**What is asked**.
Without including any pictures, write out the listing below exactly.

##############################

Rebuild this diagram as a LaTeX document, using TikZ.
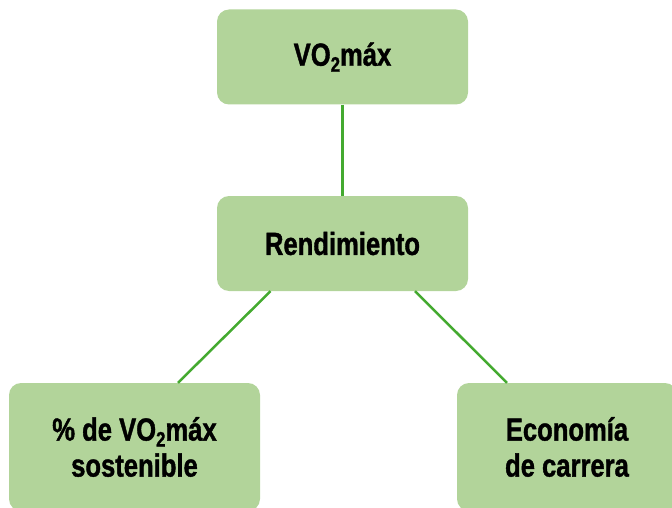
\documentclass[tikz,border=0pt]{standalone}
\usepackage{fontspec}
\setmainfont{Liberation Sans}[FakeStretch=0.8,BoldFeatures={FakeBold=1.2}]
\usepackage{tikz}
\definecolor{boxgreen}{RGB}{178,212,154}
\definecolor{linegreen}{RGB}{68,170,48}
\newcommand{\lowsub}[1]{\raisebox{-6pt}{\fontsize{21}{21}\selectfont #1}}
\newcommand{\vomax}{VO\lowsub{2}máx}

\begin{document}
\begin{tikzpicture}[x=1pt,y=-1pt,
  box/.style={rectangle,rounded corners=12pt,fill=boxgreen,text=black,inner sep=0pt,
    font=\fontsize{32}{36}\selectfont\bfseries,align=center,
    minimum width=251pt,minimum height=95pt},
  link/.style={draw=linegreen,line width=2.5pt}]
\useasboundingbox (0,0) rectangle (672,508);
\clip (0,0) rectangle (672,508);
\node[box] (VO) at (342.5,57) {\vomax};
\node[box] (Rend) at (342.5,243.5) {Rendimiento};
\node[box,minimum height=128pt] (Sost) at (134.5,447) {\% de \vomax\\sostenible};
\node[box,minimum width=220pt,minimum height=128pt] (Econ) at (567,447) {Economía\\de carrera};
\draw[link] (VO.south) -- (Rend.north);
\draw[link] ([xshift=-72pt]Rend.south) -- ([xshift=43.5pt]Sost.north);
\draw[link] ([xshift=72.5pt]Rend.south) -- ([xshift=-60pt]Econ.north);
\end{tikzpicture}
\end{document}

##############################

**Task solution**.
Rebuild this diagram as a LaTeX document, using TikZ.
\documentclass[tikz,border=0pt]{standalone}
\usepackage{fontspec}
\setmainfont{Liberation Sans}[FakeStretch=0.8,BoldFeatures={FakeBold=1.2}]
\usepackage{tikz}
\definecolor{boxgreen}{RGB}{178,212,154}
\definecolor{linegreen}{RGB}{68,170,48}
\newcommand{\lowsub}[1]{\raisebox{-6pt}{\fontsize{21}{21}\selectfont #1}}
\newcommand{\vomax}{VO\lowsub{2}máx}

\begin{document}
\begin{tikzpicture}[x=1pt,y=-1pt,
  box/.style={rectangle,rounded corners=12pt,fill=boxgreen,text=black,inner sep=0pt,
    font=\fontsize{32}{36}\selectfont\bfseries,align=center,
    minimum width=251pt,minimum height=95pt},
  link/.style={draw=linegreen,line width=2.5pt}]
\useasboundingbox (0,0) rectangle (672,508);
\clip (0,0) rectangle (672,508);
\node[box] (VO) at (342.5,57) {\vomax};
\node[box] (Rend) at (342.5,243.5) {Rendimiento};
\node[box,minimum height=128pt] (Sost) at (134.5,447) {\% de \vomax\\sostenible};
\node[box,minimum width=220pt,minimum height=128pt] (Econ) at (567,447) {Economía\\de carrera};
\draw[link] (VO.south) -- (Rend.north);
\draw[link] ([xshift=-72pt]Rend.south) -- ([xshift=43.5pt]Sost.north);
\draw[link] ([xshift=72.5pt]Rend.south) -- ([xshift=-60pt]Econ.north);
\end{tikzpicture}
\end{document}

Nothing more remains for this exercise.